In Yugoslav popular memory, the massacre at Kragujevac came to symbolise the brutality of the German occupation. It has drawn comparisons to the Germans' destruction of the Czechoslovak village of Lidice in June 1942 and the massacre in the French village of Oradour-sur-Glane in June 1944.

To commemorate the victims, the whole of Šumarice was designated as a memorial park in 1953. It is now known as the October in Kragujevac Memorial Park, and covers 353 ha encompassing the area that contains the mass graves. The 21st October Museum was founded within the park on 15 February 1976. Šumarice is the site of a televised annual commemoration known as the Grand School Lecture (Veliki školski čas) that attracts thousands of attendees every year. The park contains several monuments, including the Interrupted Flight monument to the murdered high school students and their teachers, and the monuments Pain and Defiance, One Hundred for One, and Resistance and Freedom. The site sustained damage during the NATO bombing of Yugoslavia in 1999.

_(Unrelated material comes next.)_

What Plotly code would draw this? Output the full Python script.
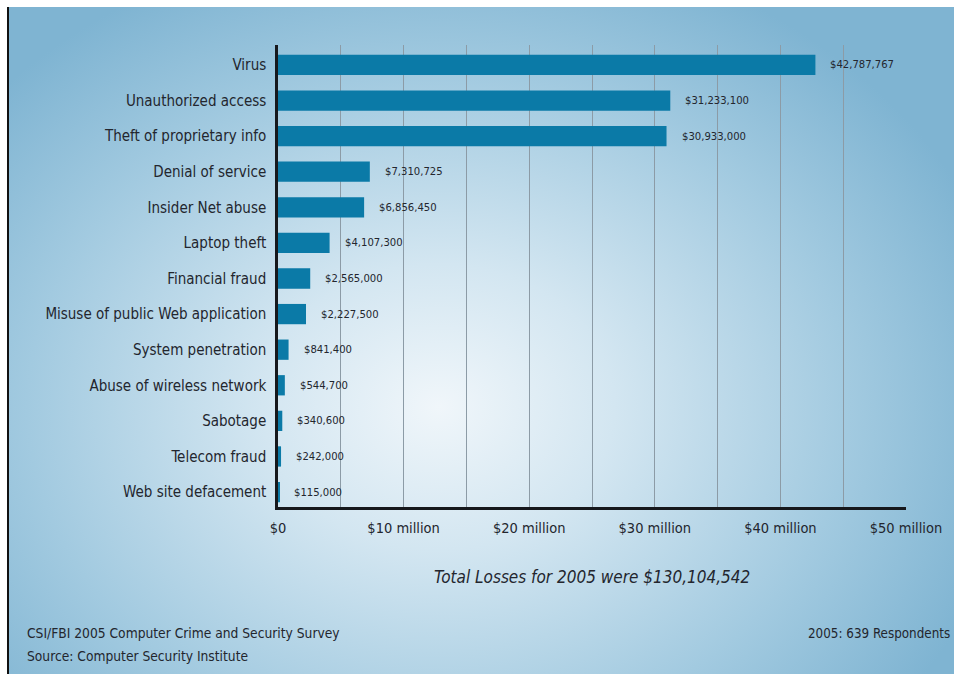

In 2012, the National Assembly of Serbia passed a law declaring 21 October the Day of Remembrance of the Serbian Victims of World War II. Germany's Federal Cabinet has never officially apologized for any of the mass executions committed by the Wehrmacht in the occupied territory of Serbia during World War II, including the Kragujevac massacre. On 21 October 2021, Vice President of the Bundestag Claudia Roth became the first senior German government official to attend the annual commemoration at Šumarice. "My intention in attending was to underline that we will not let the crimes of the Nazis and the Wehrmacht be forgotten," she remarked, "and that, building on that remembrance, we want to foster good and friendly relations with our Serbian friends and partners."

===Depictions in art===
The Serbian poet and writer Desanka Maksimović wrote a poem about the massacre titled Krvava bajka ("A Bloody Fairy Tale"). The poem was later included in the Yugoslav secondary school curriculum and schoolchildren were required to memorise it. It ranks among the most famous Serbian-language poems. Recitations of it form the centerpiece of the annual commemoration ceremonies at Šumarice. In 1965, the Belgian poet Karel Jonckheere wrote the poem Kinderen met krekelstem ("Children with Cricket Voices"), also about the massacre. The Blue Butterfly, a book of poetry by Richard Berengarten, is based on the poet's experiences while visiting Kragujevac in 1985, when a blue butterfly landed on his hand at the entrance to the memorial museum.

The massacre has been the subject of two feature films: Prozvan je i V-3 (V-3 is Called Out; 1962) and Krvava bajka (A Bloody Fairy Tale; 1969), named after the eponymous poem.